• Problem description
Output each line exactly as it appears, skipping any embedded picture.

• Supplied material
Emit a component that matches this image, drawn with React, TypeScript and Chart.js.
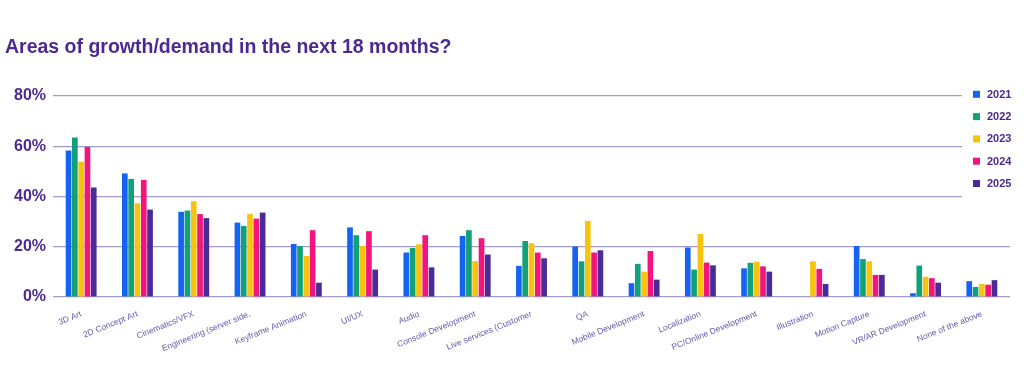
import React, { useEffect, useRef } from "react";
import { Chart, registerables } from "chart.js";

Chart.register(...registerables);

const categories = [
  "3D Art",
  "2D Concept Art",
  "Cinematics/VFX",
  "Engineering (server side,",
  "Keyframe Animation",
  "UI/UX",
  "Audio",
  "Console Development",
  "Live services (Customer",
  "QA",
  "Mobile Development",
  "Localization",
  "PC/Online Development",
  "Illustration",
  "Motion Capture",
  "VR/AR Development",
  "None of the above",
];

const years = ["2021", "2022", "2023", "2024", "2025"];

const values2021 = [58.3, 49.2, 33.9, 29.6, 21.1, 27.7, 17.7, 24.3, 12.4, 20.1, 5.5, 19.7, 11.4, null, 20.3, 1.5, 6.3];
const values2022 = [63.5, 47.0, 34.4, 28.3, 20.3, 24.6, 19.5, 26.6, 22.3, 14.2, 13.2, 10.9, 13.6, null, 15.1, 12.5, 4.0];
const values2023 = [53.8, 37.3, 38.1, 33.0, 16.3, 20.3, 21.0, 14.3, 21.4, 30.3, 10.1, 25.1, 14.0, 14.2, 14.2, 8.1, 5.2];
const values2024 = [59.7, 46.6, 33.0, 31.2, 26.6, 26.2, 24.6, 23.4, 17.7, 17.7, 18.3, 13.7, 12.2, 11.2, 8.8, 7.5, 4.9];
const values2025 = [43.6, 34.8, 31.4, 33.6, 5.7, 10.9, 11.8, 16.9, 15.4, 18.6, 6.9, 12.6, 10.1, 5.2, 8.8, 5.7, 6.7];

const yTicks = [0, 20, 40, 60, 80];

const seriesValues = [values2021, values2022, values2023, values2024, values2025];
const seriesColors = ["#1463f2", "#12a07a", "#f7c30f", "#f2157d", "#4b2a99"];

const TITLE_COLOR = "#4a2a8f";
const GRID_COLOR = "#a39bcc";
const FONT = "'Liberation Sans', Arial, Helvetica, sans-serif";

const legendPlugin = {
  id: "customLegend",
  beforeDatasetsDraw(chart: any) {
    const { ctx, chartArea } = chart;
    const yScale = chart.scales.y;
    ctx.save();
    // the upper grid lines stop short of the legend
    ctx.fillStyle = "#ffffff";
    const topY = chartArea.top - 6;
    const botY = yScale.getPixelForValue(30);
    ctx.fillRect(962, topY, chart.width - 962, botY - topY);
    ctx.font = `bold 11px ${FONT}`;
    ctx.textBaseline = "middle";
    ctx.textAlign = "left";
    years.forEach((yr, i) => {
      const cy = chartArea.top - 1.7 + i * 22.3;
      ctx.fillStyle = seriesColors[i];
      ctx.fillRect(973, cy - 3.5, 7, 7);
      ctx.fillStyle = TITLE_COLOR;
      ctx.fillText(yr, 987, cy + 0.5);
    });
    ctx.restore();
  },
};

export default function App() {
  const canvasRef = useRef<HTMLCanvasElement | null>(null);

  useEffect(() => {
    document.body.style.margin = "0";
    const canvas = canvasRef.current;
    if (!canvas) return;
    const chart = new Chart(canvas, {
      type: "bar",
      data: {
        labels: categories,
        datasets: years.map((yr, i) => ({
          label: yr,
          data: seriesValues[i],
          backgroundColor: seriesColors[i],
          borderWidth: 0,
          categoryPercentage: 0.56,
          barPercentage: 0.9,
        })),
      },
      options: {
        responsive: false,
        animation: false,
        layout: { padding: { left: 5, right: 14, top: 0, bottom: 0 } },
        plugins: {
          legend: { display: false },
          tooltip: { enabled: false },
          title: {
            display: true,
            text: "Areas of growth/demand in the next 18 months?",
            align: "start",
            color: TITLE_COLOR,
            font: { family: FONT, size: 19.5, weight: "bold", lineHeight: 1.2 },
            padding: { top: 35.5, bottom: 37.1 },
          },
        },
        scales: {
          x: {
            grid: { display: false, drawTicks: false },
            border: { display: false },
            ticks: {
              color: "#6a56b0",
              font: { family: FONT, size: 8.5 },
              minRotation: 22,
              maxRotation: 22,
              autoSkip: false,
              padding: 12,
            },
            afterFit(scale: any) {
              scale.height = 74;
            },
          },
          y: {
            min: 0,
            max: 80,
            afterBuildTicks(scale: any) {
              scale.ticks = yTicks.map((v) => ({ value: v }));
            },
            grid: { color: GRID_COLOR, lineWidth: 1.2, drawTicks: false },
            border: { display: false },
            ticks: {
              color: TITLE_COLOR,
              font: { family: FONT, size: 16, weight: "bold" },
              padding: 7,
              callback: (v: any) => `${v}%`,
            },
            afterFit(scale: any) {
              scale.width = 48;
            },
          },
        },
      },
      plugins: [legendPlugin],
    } as any);
    return () => chart.destroy();
  }, []);

  return (
    <div style={{ width: 1024, height: 371, position: "relative", background: "#fff" }}>
      <canvas ref={canvasRef} width={1024} height={371} style={{ width: 1024, height: 371, display: "block" }} />
    </div>
  );
}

• Solution to the exercise
Emit a component that matches this image, drawn with React, TypeScript and Chart.js.
import React, { useEffect, useRef } from "react";
import { Chart, registerables } from "chart.js";

Chart.register(...registerables);

const categories = [
  "3D Art",
  "2D Concept Art",
  "Cinematics/VFX",
  "Engineering (server side,",
  "Keyframe Animation",
  "UI/UX",
  "Audio",
  "Console Development",
  "Live services (Customer",
  "QA",
  "Mobile Development",
  "Localization",
  "PC/Online Development",
  "Illustration",
  "Motion Capture",
  "VR/AR Development",
  "None of the above",
];

const years = ["2021", "2022", "2023", "2024", "2025"];

const values2021 = [58.3, 49.2, 33.9, 29.6, 21.1, 27.7, 17.7, 24.3, 12.4, 20.1, 5.5, 19.7, 11.4, null, 20.3, 1.5, 6.3];
const values2022 = [63.5, 47.0, 34.4, 28.3, 20.3, 24.6, 19.5, 26.6, 22.3, 14.2, 13.2, 10.9, 13.6, null, 15.1, 12.5, 4.0];
const values2023 = [53.8, 37.3, 38.1, 33.0, 16.3, 20.3, 21.0, 14.3, 21.4, 30.3, 10.1, 25.1, 14.0, 14.2, 14.2, 8.1, 5.2];
const values2024 = [59.7, 46.6, 33.0, 31.2, 26.6, 26.2, 24.6, 23.4, 17.7, 17.7, 18.3, 13.7, 12.2, 11.2, 8.8, 7.5, 4.9];
const values2025 = [43.6, 34.8, 31.4, 33.6, 5.7, 10.9, 11.8, 16.9, 15.4, 18.6, 6.9, 12.6, 10.1, 5.2, 8.8, 5.7, 6.7];

const yTicks = [0, 20, 40, 60, 80];

const seriesValues = [values2021, values2022, values2023, values2024, values2025];
const seriesColors = ["#1463f2", "#12a07a", "#f7c30f", "#f2157d", "#4b2a99"];

const TITLE_COLOR = "#4a2a8f";
const GRID_COLOR = "#a39bcc";
const FONT = "'Liberation Sans', Arial, Helvetica, sans-serif";

const legendPlugin = {
  id: "customLegend",
  beforeDatasetsDraw(chart: any) {
    const { ctx, chartArea } = chart;
    const yScale = chart.scales.y;
    ctx.save();
    // the upper grid lines stop short of the legend
    ctx.fillStyle = "#ffffff";
    const topY = chartArea.top - 6;
    const botY = yScale.getPixelForValue(30);
    ctx.fillRect(962, topY, chart.width - 962, botY - topY);
    ctx.font = `bold 11px ${FONT}`;
    ctx.textBaseline = "middle";
    ctx.textAlign = "left";
    years.forEach((yr, i) => {
      const cy = chartArea.top - 1.7 + i * 22.3;
      ctx.fillStyle = seriesColors[i];
      ctx.fillRect(973, cy - 3.5, 7, 7);
      ctx.fillStyle = TITLE_COLOR;
      ctx.fillText(yr, 987, cy + 0.5);
    });
    ctx.restore();
  },
};

export default function App() {
  const canvasRef = useRef<HTMLCanvasElement | null>(null);

  useEffect(() => {
    document.body.style.margin = "0";
    const canvas = canvasRef.current;
    if (!canvas) return;
    const chart = new Chart(canvas, {
      type: "bar",
      data: {
        labels: categories,
        datasets: years.map((yr, i) => ({
          label: yr,
          data: seriesValues[i],
          backgroundColor: seriesColors[i],
          borderWidth: 0,
          categoryPercentage: 0.56,
          barPercentage: 0.9,
        })),
      },
      options: {
        responsive: false,
        animation: false,
        layout: { padding: { left: 5, right: 14, top: 0, bottom: 0 } },
        plugins: {
          legend: { display: false },
          tooltip: { enabled: false },
          title: {
            display: true,
            text: "Areas of growth/demand in the next 18 months?",
            align: "start",
            color: TITLE_COLOR,
            font: { family: FONT, size: 19.5, weight: "bold", lineHeight: 1.2 },
            padding: { top: 35.5, bottom: 37.1 },
          },
        },
        scales: {
          x: {
            grid: { display: false, drawTicks: false },
            border: { display: false },
            ticks: {
              color: "#6a56b0",
              font: { family: FONT, size: 8.5 },
              minRotation: 22,
              maxRotation: 22,
              autoSkip: false,
              padding: 12,
            },
            afterFit(scale: any) {
              scale.height = 74;
            },
          },
          y: {
            min: 0,
            max: 80,
            afterBuildTicks(scale: any) {
              scale.ticks = yTicks.map((v) => ({ value: v }));
            },
            grid: { color: GRID_COLOR, lineWidth: 1.2, drawTicks: false },
            border: { display: false },
            ticks: {
              color: TITLE_COLOR,
              font: { family: FONT, size: 16, weight: "bold" },
              padding: 7,
              callback: (v: any) => `${v}%`,
            },
            afterFit(scale: any) {
              scale.width = 48;
            },
          },
        },
      },
      plugins: [legendPlugin],
    } as any);
    return () => chart.destroy();
  }, []);

  return (
    <div style={{ width: 1024, height: 371, position: "relative", background: "#fff" }}>
      <canvas ref={canvasRef} width={1024} height={371} style={{ width: 1024, height: 371, display: "block" }} />
    </div>
  );
}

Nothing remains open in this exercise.